History

Great Britain
- Name: Westmoreland
- Builder: Whitby
- Launched: 1800
- Fate: Abandoned at sea on 22 October 1825

General characteristics
- Tons burthen: 366 (bm)

= Westmoreland (1800 ship) =

Westmoreland was launched at Whitby in 1800. She first sailed as a West Indiaman. From 1816 to 1821 and then again from 1823 to 1825 she sailed to India under a license from the British East India Company (EIC). Her crew abandoned her at sea on 22 October 1825. She eventually floated ashore on the coast of France and was salvaged.

==Career==
Westmoreland first appeared in Lloyd's Register (LR) in 1801.

| Year | Master | Owner | Trade | Source & notes |
|---|---|---|---|---|
| 1801 | W.Oliver | R.Walker | Liverpool–Jamaica | LR |
| 1805 | W.Oliver J.Brightson | R.Walker | Liverpool–Jamaica | LR |
| 1809 | J.Brightson | Fletcher | Liverpool–Madeira | LR |
| 1813 | J.Brightson M'Dowell | Fletcher Gladstone | Liverpool–Jamaica Liverpool–Brazil | LR |
| 1814 | M'Dowell E."Wrdrpr" | Gladstone | Liverpool–Brazil | LR; damages repaired 1813 |

In 1813 the EIC had lost its monopoly on the trade between India and Britain. British ships were then free to sail to India or the Indian Ocean under a license from the EIC. Thereafter, John Gladstone, of Liverpool, purchased Westmoreland and other vessels to trade with India. (Note: Other vessels trading with India in which Gladstone had an ownership interest included: Roscoe, Duke of Lancaster, Seaforth, , Richard, and .)

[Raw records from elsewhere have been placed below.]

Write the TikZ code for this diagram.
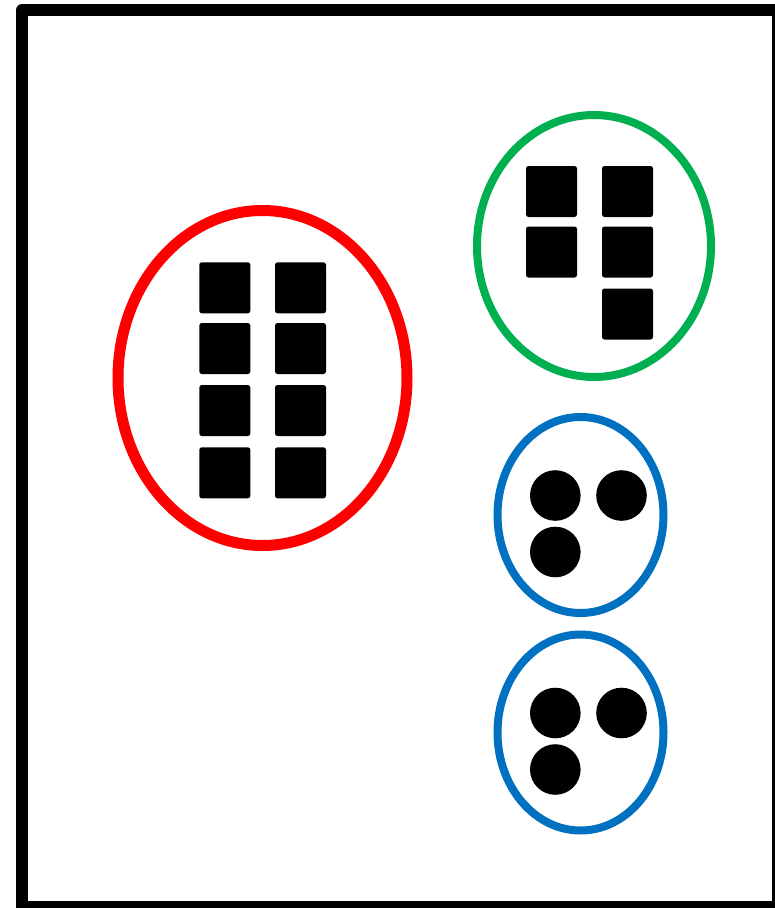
\documentclass[tikz,border=0pt]{standalone}
\definecolor{gred}{HTML}{FF0000}
\definecolor{ggreen}{HTML}{00B050}
\definecolor{gblue}{HTML}{0070C0}
\begin{document}
\begin{tikzpicture}[x=1pt,y=-1pt,
  frame/.style={draw=black,line width=12pt,line join=round},
  tile/.style={fill=black,rounded corners=2.5pt},
  dot/.style={fill=black},
  redring/.style={draw=gred,line width=11pt},
  greenring/.style={draw=ggreen,line width=8pt},
  bluering/.style={draw=gblue,line width=8pt}]
\useasboundingbox (0,0) rectangle (775,908);
\clip (0,0) rectangle (775,908);
\fill[white] (0,0) rectangle (775,908);
\draw[frame] (22,10) rectangle (778,907);
% red group
\draw[redring] (262.5,378) ellipse [x radius=144.5, y radius=167.5];
\foreach \y in {262.3,323,385,447.3}{
  \foreach \x in {199.3,275}{
    \fill[tile] (\x,\y) rectangle ++(51,51);
  }
}
% green group
\draw[greenring] (594,246) ellipse [x radius=117, y radius=131];
\fill[tile] (526,166) rectangle ++(51,51);
\fill[tile] (602,166) rectangle ++(51,51);
\fill[tile] (526,226.5) rectangle ++(51,51);
\fill[tile] (602,226.5) rectangle ++(51,51);
\fill[tile] (602,288.5) rectangle ++(51,51);
% blue groups
\foreach \dy in {0,217.5}{
  \draw[bluering] (580.5,515+\dy) ellipse [x radius=83, y radius=98];
  \fill[dot] (555.3,495.5+\dy) circle (25.3);
  \fill[dot] (621.5,495.5+\dy) circle (25.3);
  \fill[dot] (555.3,552+\dy) circle (25.3);
}
\end{tikzpicture}
\end{document}
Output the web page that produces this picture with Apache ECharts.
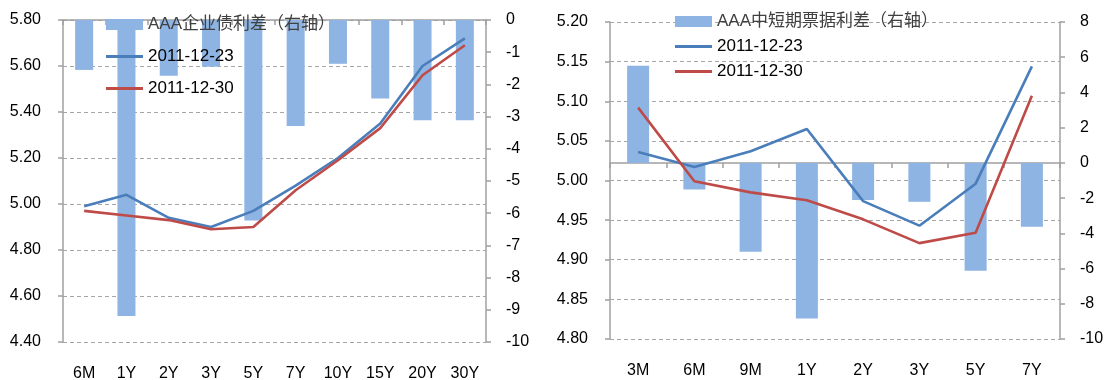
<!DOCTYPE html>
<html>
<head>
<meta charset="utf-8">
<script src="https://cdn.jsdelivr.net/npm/echarts@6/dist/echarts.min.js"></script>
<style>
  html, body { margin: 0; padding: 0; background: #fff; }
  #chart { width: 1105px; height: 380px; }
</style>
</head>
<body>
<div id="chart"></div>
<script>
// Corporate bond curve (left panel)
const corpTerms = ['6M', '1Y', '2Y', '3Y', '5Y', '7Y', '10Y', '15Y', '20Y', '30Y'];
const corpSpread = [-1.55, -9.19, -1.73, -1.45, -6.23, -3.29, -1.36, -2.44, -3.11, -3.11];
const corpYield1223 = [4.99, 5.04, 4.94, 4.90, 4.97, 5.08, 5.20, 5.35, 5.60, 5.72];
const corpYield1230 = [4.97, 4.95, 4.93, 4.89, 4.90, 5.06, 5.19, 5.33, 5.56, 5.69];

// Medium/short-term note curve (right panel)
const mtnTerms = ['3M', '6M', '9M', '1Y', '2Y', '3Y', '5Y', '7Y'];
const mtnSpread = [5.52, -1.51, -5.05, -8.84, -2.11, -2.21, -6.13, -3.63];
const mtnYield1223 = [5.036, 5.017, 5.037, 5.065, 4.974, 4.943, 4.996, 5.144];
const mtnYield1230 = [5.092, 4.999, 4.985, 4.975, 4.951, 4.921, 4.934, 5.107];

const corpSpreadName = 'AAA企业债利差（右轴）';
const mtnSpreadName = 'AAA中短期票据利差（右轴）';
const date1 = '2011-12-23';
const date2 = '2011-12-30';

const BAR = '#8db4e2';
const BLUE = '#4a7ebb';
const RED = '#be4b48';
const AXIS = '#a0a0a0';
const GRID = '#a6a6a6';
const FONT = '"Liberation Sans", "Noto Sans CJK SC", sans-serif';
// thin horizontal stroke centred in the 37x11 legend swatch box
const LINE_ICON = 'path://M0,0 M0,4 L37,4 L37,7 L0,7 Z M37,11';

function xAxisFor(gridIndex, data) {
  return {
    type: 'category', gridIndex, data, boundaryGap: true,
    axisLine: { lineStyle: { color: AXIS, width: 1.5 } },
    axisTick: { show: true, interval: 0, length: 5, lineStyle: { color: AXIS, width: 1.5 } },
    axisLabel: { interval: 0, margin: 24, fontSize: 16, color: '#000', fontFamily: FONT }
  };
}
function leftY(gridIndex, min, max, interval, digits) {
  return {
    type: 'value', gridIndex, position: 'left', min, max, interval,
    axisLine: { show: true, lineStyle: { color: AXIS, width: 1.5 } },
    axisTick: { show: true, length: 5, lineStyle: { color: AXIS, width: 1.5 } },
    axisLabel: { margin: 22, fontSize: 16, color: '#000', fontFamily: FONT,
      formatter: v => v.toFixed(digits) },
    splitLine: { show: true, lineStyle: { color: GRID, type: [4, 3], width: 1.2 } }
  };
}
function rightY(gridIndex, min, max, interval) {
  return {
    type: 'value', gridIndex, position: 'right', min, max, interval,
    axisLine: { show: true, lineStyle: { color: AXIS, width: 1.5 } },
    axisTick: { show: true, length: 5, lineStyle: { color: AXIS, width: 1.5 } },
    axisLabel: { margin: 20, fontSize: 16, color: '#000', fontFamily: FONT },
    splitLine: { show: false }
  };
}
function lineSeries(name, xi, yi, data, color) {
  return {
    name, type: 'line', xAxisIndex: xi, yAxisIndex: yi, data,
    symbol: 'none', smooth: false, z: 3,
    lineStyle: { color, width: 2.6 }, itemStyle: { color }
  };
}
function legendFor(left, top, gap, barName) {
  return {
    orient: 'vertical', left, top, padding: 0,
    itemWidth: 37, itemHeight: 11, itemGap: gap,
    textStyle: { fontSize: 17, color: '#000', fontFamily: FONT },
    data: [
      { name: barName, icon: 'rect', textStyle: { color: '#404040' } },
      { name: date1, icon: LINE_ICON },
      { name: date2, icon: LINE_ICON }
    ]
  };
}

const option = {
  animation: false,
  backgroundColor: '#fff',
  grid: [
    { left: 63, right: 619, top: 20, bottom: 38, outerBoundsMode: 'none' },
    { left: 610, right: 45, top: 22, bottom: 41, outerBoundsMode: 'none' }
  ],
  xAxis: [xAxisFor(0, corpTerms), xAxisFor(1, mtnTerms)],
  yAxis: [
    leftY(0, 4.4, 5.8, 0.2, 2),
    rightY(0, -10, 0, 1),
    leftY(1, 4.8, 5.2, 0.05, 2),
    rightY(1, -10, 8, 2)
  ],
  legend: [
    legendFor(106, 16, 15, corpSpreadName),
    legendFor(675, 13, 8, mtnSpreadName)
  ],
  series: [
    { name: corpSpreadName, type: 'bar', xAxisIndex: 0, yAxisIndex: 1, data: corpSpread,
      barWidth: 18, itemStyle: { color: BAR }, z: 2 },
    lineSeries(date1, 0, 0, corpYield1223, BLUE),
    lineSeries(date2, 0, 0, corpYield1230, RED),
    { name: mtnSpreadName, type: 'bar', xAxisIndex: 1, yAxisIndex: 3, data: mtnSpread,
      barWidth: 22, itemStyle: { color: BAR }, z: 2 },
    lineSeries(date1, 1, 2, mtnYield1223, BLUE),
    lineSeries(date2, 1, 2, mtnYield1230, RED)
  ]
};

const chart = echarts.init(document.getElementById('chart'), null, { renderer: 'canvas' });
chart.setOption(option);
</script>
</body>
</html>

| Year | Master | Owner | Trade | Source & notes |
|---|---|---|---|---|
| 1816 | E."Wardrpr" Cummins | Gladstone | Liverpool–Newfoundland London–Bengal | LR; damages repaired 1813 & large repair 1816 |
| 1818 | T.Cummins J.Cririe | Gladstone | London–Bengal London–Bombay | LR; large repair 1816 |

Captain T.Cummins sailed for Fort William, India on 31 March 1817 under a license from the EIC. (The year may be a typo as other sources have Westmoreland, Cummins, master, arriving at Liverpool on 9 May 1817, having left Bengal on 14 December 1816.)

Westmoreland, Crew, master, left Liverpool on 18 November 1818, but had to put back on 5 December leaky. A different report had her putting back because of a defective main mast.

| Year | Master | Owner | Trade | Source & notes |
|---|---|---|---|---|
| 1821 | J.Cririe W.Smith | Gladstone | London–Bombay | LR; large repair 1816 & repairs 1819 |
| 1822 | W.Smith J.Coultin | Gladstone | Bristol–Quebec | LR; large repair 1816, repairs 1817, and large repair 1822 |
| 1823 | J.Coultin | Gladstone | Liverpool–Calcutta | LR; large repair 1822 |
| 1825 | W.Coulter | Gladstone | Liverpool–Calcutta | LR; large repair 1822 |
| 1826 | Worthington | Gladstone | Liverpool–Newfoundland | LR; large repair 1822 |

==Fate==
Her crew abandoned Westmoreland, Worthington, master, in the Atlantic Ocean 15 leagues (45 nmi west of the Isles of Scilly. Charles rescued the crew. Westmoreland was on a voyage from Quebec City to Liverpool. She subsequently drifted ashore on the coast of Finistère, France and was taken in to a port near Brest.